-- What is asked --
Your task is to quote the listing below exactly, beginning with its first line and ending on the line bearing "import * as".

-- Data provided --

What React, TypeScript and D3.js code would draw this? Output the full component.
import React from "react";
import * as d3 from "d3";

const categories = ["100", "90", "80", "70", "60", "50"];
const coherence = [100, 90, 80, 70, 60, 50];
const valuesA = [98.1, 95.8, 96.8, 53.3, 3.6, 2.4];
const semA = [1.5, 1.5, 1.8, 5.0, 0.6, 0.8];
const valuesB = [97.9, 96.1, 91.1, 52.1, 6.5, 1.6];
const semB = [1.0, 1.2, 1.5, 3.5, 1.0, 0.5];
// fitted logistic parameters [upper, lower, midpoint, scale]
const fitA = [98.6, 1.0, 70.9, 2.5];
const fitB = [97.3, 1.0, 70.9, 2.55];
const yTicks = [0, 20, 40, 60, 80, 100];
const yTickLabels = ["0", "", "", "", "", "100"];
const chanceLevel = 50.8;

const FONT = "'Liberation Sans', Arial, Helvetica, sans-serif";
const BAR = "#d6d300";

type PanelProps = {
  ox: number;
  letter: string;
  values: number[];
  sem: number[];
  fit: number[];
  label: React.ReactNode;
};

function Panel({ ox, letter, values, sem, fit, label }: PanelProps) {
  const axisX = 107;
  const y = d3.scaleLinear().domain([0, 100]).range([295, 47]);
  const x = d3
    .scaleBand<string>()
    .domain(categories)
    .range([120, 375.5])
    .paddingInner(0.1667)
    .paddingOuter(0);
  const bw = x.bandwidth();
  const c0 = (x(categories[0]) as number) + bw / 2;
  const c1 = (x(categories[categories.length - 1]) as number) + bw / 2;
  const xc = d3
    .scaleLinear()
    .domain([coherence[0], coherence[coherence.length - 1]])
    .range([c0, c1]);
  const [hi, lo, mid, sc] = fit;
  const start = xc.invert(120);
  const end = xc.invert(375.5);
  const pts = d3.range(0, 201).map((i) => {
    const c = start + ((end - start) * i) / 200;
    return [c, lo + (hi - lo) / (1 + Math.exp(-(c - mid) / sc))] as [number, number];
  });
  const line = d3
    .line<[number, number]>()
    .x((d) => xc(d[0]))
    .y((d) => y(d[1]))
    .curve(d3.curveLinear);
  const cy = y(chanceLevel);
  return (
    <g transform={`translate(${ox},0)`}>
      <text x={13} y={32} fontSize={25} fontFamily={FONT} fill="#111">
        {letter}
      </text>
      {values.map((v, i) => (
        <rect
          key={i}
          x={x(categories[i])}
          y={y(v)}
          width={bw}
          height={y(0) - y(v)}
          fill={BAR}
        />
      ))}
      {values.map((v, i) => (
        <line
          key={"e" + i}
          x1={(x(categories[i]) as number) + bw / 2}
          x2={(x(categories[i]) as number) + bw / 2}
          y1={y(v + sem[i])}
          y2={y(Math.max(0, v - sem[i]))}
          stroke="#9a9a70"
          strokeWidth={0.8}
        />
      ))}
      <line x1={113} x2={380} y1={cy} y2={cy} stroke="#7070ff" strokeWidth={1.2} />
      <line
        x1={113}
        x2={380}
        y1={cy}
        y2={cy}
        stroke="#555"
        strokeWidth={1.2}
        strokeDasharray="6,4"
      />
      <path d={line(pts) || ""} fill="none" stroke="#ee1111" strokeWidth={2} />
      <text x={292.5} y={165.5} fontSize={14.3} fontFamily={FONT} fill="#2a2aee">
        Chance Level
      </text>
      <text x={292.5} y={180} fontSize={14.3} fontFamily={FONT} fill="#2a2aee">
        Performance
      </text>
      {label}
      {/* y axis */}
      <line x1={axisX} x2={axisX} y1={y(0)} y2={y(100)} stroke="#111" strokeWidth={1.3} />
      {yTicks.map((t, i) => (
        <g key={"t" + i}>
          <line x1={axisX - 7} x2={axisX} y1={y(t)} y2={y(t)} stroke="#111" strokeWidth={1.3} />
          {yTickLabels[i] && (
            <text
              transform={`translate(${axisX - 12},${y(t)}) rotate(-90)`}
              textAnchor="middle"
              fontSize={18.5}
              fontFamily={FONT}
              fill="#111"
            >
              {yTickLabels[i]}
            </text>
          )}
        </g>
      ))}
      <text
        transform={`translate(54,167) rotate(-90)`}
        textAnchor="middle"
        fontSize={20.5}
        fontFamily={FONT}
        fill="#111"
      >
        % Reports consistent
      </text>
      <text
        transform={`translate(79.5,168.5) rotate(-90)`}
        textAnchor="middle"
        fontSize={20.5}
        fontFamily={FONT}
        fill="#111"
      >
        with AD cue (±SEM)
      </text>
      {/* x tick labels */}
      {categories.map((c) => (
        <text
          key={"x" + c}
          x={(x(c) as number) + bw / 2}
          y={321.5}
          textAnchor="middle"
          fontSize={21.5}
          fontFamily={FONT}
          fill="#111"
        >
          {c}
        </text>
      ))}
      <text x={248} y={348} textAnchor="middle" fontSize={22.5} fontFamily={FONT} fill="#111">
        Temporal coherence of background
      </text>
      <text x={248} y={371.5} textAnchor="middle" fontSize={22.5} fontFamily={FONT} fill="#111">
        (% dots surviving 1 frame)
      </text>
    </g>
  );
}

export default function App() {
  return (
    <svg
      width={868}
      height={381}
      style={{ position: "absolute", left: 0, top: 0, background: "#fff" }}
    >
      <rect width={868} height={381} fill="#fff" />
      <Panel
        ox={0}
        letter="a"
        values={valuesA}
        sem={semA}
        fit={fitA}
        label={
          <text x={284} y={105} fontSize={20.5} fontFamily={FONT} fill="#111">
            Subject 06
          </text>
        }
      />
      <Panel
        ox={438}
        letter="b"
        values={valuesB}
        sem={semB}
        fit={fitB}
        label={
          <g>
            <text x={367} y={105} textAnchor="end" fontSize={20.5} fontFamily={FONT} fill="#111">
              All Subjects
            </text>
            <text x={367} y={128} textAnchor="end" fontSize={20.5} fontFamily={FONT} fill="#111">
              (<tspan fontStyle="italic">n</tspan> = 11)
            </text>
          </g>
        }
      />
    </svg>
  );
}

-- The output --
What React, TypeScript and D3.js code would draw this? Output the full component.
import React from "react";
import * as d3 from "d3";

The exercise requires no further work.